| OBJECTIVE |
Print only the lines from the top of the data through the line with "plt.rcParams['font.family'] = ['DejaVu Sans']", both included, skipping every picture.
+ + +
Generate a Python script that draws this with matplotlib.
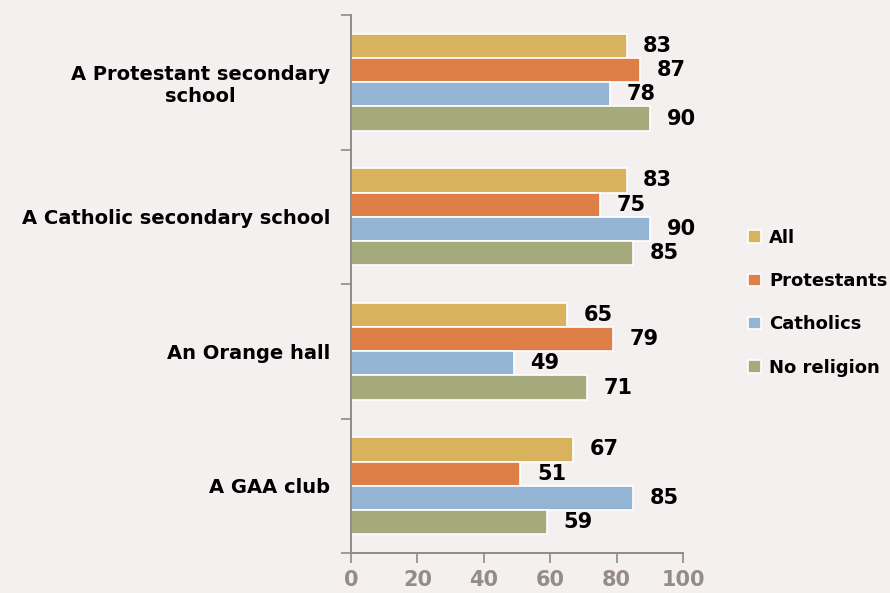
import matplotlib.pyplot as plt
import numpy as np

categories = ["A Protestant secondary\nschool", "A Catholic secondary school",
              "An Orange hall", "A GAA club"]
series = ["All", "Protestants", "Catholics", "No religion"]
all_vals = [83, 83, 65, 67]
protestants = [87, 75, 79, 51]
catholics = [78, 90, 49, 85]
no_religion = [90, 85, 71, 59]
xticks = [0, 20, 40, 60, 80, 100]

values = [all_vals, protestants, catholics, no_religion]
colors = ["#d9b25e", "#de7f48", "#93b5d3", "#a5aa7d"]
bg = "#f4f0ef"

plt.rcParams['font.family'] = ['DejaVu Sans']

fig = plt.figure(figsize=(8.9, 5.93), dpi=100, facecolor=bg)
ax = fig.add_axes([351 / 890, 1 - 553 / 593, (683 - 351) / 890, (553 - 15) / 593])
ax.set_facecolor(bg)

n = len(categories)
h = 0.18
y = np.arange(n)
for i, (s, vals, c) in enumerate(zip(series, values, colors)):
    pos = y - 1.5 * h + i * h
    ax.barh(pos, vals, height=h, color=c, edgecolor="white", linewidth=1.2, label=s)
    for p, v in zip(pos, vals):
        ax.text(v + 5, p, str(v), va="center", ha="left", fontsize=15,
                fontweight="bold", color="black")

ax.set_xlim(0, 100)
ax.set_ylim(n - 0.5, -0.5)
ax.set_xticks(xticks)
ax.set_xticklabels([str(t) for t in xticks], fontsize=15, fontweight="bold", color="#958b8a")
ax.set_yticks(np.arange(n + 1) - 0.5, minor=False)
ax.set_yticklabels([])
ax.set_yticks(y, minor=True)
ax.set_yticklabels(categories, minor=True, fontsize=14, fontweight="bold",
                   ha="right", multialignment="center")
ax.tick_params(axis="y", which="minor", length=0, pad=15)
ax.tick_params(axis="y", which="major", length=7, color="#8c8c8c", width=1.2)
ax.tick_params(axis="x", length=7, color="#8c8c8c", width=1.2, pad=5)

for side in ["top", "right"]:
    ax.spines[side].set_visible(False)
for side in ["left", "bottom"]:
    ax.spines[side].set_color("#8c8c8c")
    ax.spines[side].set_linewidth(1.4)

leg = ax.legend(loc="center left", bbox_to_anchor=(1.17, 0.465), frameon=False,
                prop={"size": 13, "weight": "bold"}, handlelength=0.7, handleheight=0.7,
                handletextpad=0.45, labelspacing=1.4, borderpad=0)

fig.savefig("out.png", dpi=100, facecolor=bg)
+ + +
| EXERCISE RESPONSE |
Generate a Python script that draws this with matplotlib.
import matplotlib.pyplot as plt
import numpy as np

categories = ["A Protestant secondary\nschool", "A Catholic secondary school",
              "An Orange hall", "A GAA club"]
series = ["All", "Protestants", "Catholics", "No religion"]
all_vals = [83, 83, 65, 67]
protestants = [87, 75, 79, 51]
catholics = [78, 90, 49, 85]
no_religion = [90, 85, 71, 59]
xticks = [0, 20, 40, 60, 80, 100]

values = [all_vals, protestants, catholics, no_religion]
colors = ["#d9b25e", "#de7f48", "#93b5d3", "#a5aa7d"]
bg = "#f4f0ef"

plt.rcParams['font.family'] = ['DejaVu Sans']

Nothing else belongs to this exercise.